**Directions for this task**
Return precisely the span of lines from the top of the material below to the line containing "hours = list(range(24))", both included. Pictures are excluded.

**Dataset content**
BEGIN

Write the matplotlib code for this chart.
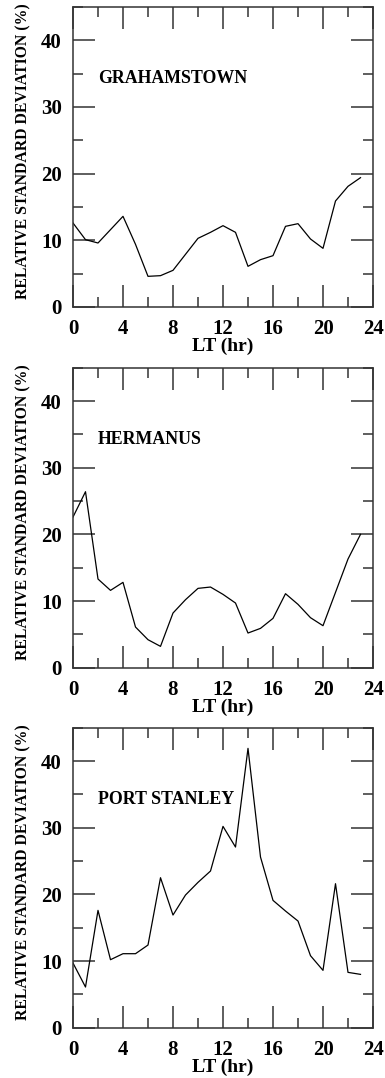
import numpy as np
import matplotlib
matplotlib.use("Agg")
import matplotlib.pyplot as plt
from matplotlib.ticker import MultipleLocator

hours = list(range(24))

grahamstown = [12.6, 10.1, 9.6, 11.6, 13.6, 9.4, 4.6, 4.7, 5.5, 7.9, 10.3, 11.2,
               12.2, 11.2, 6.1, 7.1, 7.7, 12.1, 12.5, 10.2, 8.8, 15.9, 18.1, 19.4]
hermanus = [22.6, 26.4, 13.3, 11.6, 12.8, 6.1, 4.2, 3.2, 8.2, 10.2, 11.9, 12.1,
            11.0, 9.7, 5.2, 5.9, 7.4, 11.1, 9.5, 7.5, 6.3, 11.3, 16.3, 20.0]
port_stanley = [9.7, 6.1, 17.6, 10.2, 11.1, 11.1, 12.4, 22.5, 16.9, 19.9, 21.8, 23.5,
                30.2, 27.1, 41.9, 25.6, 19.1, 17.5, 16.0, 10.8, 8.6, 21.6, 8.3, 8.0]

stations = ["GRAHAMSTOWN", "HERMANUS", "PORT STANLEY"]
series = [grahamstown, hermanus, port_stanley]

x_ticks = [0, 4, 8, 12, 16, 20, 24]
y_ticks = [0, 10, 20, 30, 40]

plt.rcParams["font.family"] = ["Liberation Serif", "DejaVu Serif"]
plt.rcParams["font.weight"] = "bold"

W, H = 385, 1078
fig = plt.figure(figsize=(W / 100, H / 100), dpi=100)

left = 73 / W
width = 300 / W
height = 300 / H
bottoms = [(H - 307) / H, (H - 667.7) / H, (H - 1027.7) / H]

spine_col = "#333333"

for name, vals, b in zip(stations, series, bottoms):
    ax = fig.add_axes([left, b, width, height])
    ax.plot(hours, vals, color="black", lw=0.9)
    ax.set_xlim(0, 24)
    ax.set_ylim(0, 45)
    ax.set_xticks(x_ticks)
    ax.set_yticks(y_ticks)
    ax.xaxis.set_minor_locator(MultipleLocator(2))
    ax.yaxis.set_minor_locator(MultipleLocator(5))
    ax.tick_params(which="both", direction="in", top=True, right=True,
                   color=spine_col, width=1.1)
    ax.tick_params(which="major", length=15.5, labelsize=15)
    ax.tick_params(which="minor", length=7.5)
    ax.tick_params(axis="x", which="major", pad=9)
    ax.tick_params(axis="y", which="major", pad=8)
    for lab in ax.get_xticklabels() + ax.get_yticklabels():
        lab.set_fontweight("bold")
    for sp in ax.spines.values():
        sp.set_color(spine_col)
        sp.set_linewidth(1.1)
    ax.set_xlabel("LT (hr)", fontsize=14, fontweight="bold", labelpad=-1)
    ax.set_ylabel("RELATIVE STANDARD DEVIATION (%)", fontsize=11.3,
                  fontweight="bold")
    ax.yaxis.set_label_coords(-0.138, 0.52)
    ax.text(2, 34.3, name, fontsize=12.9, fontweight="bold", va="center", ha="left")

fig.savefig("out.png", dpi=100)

END

**Response**
Write the matplotlib code for this chart.
import numpy as np
import matplotlib
matplotlib.use("Agg")
import matplotlib.pyplot as plt
from matplotlib.ticker import MultipleLocator

hours = list(range(24))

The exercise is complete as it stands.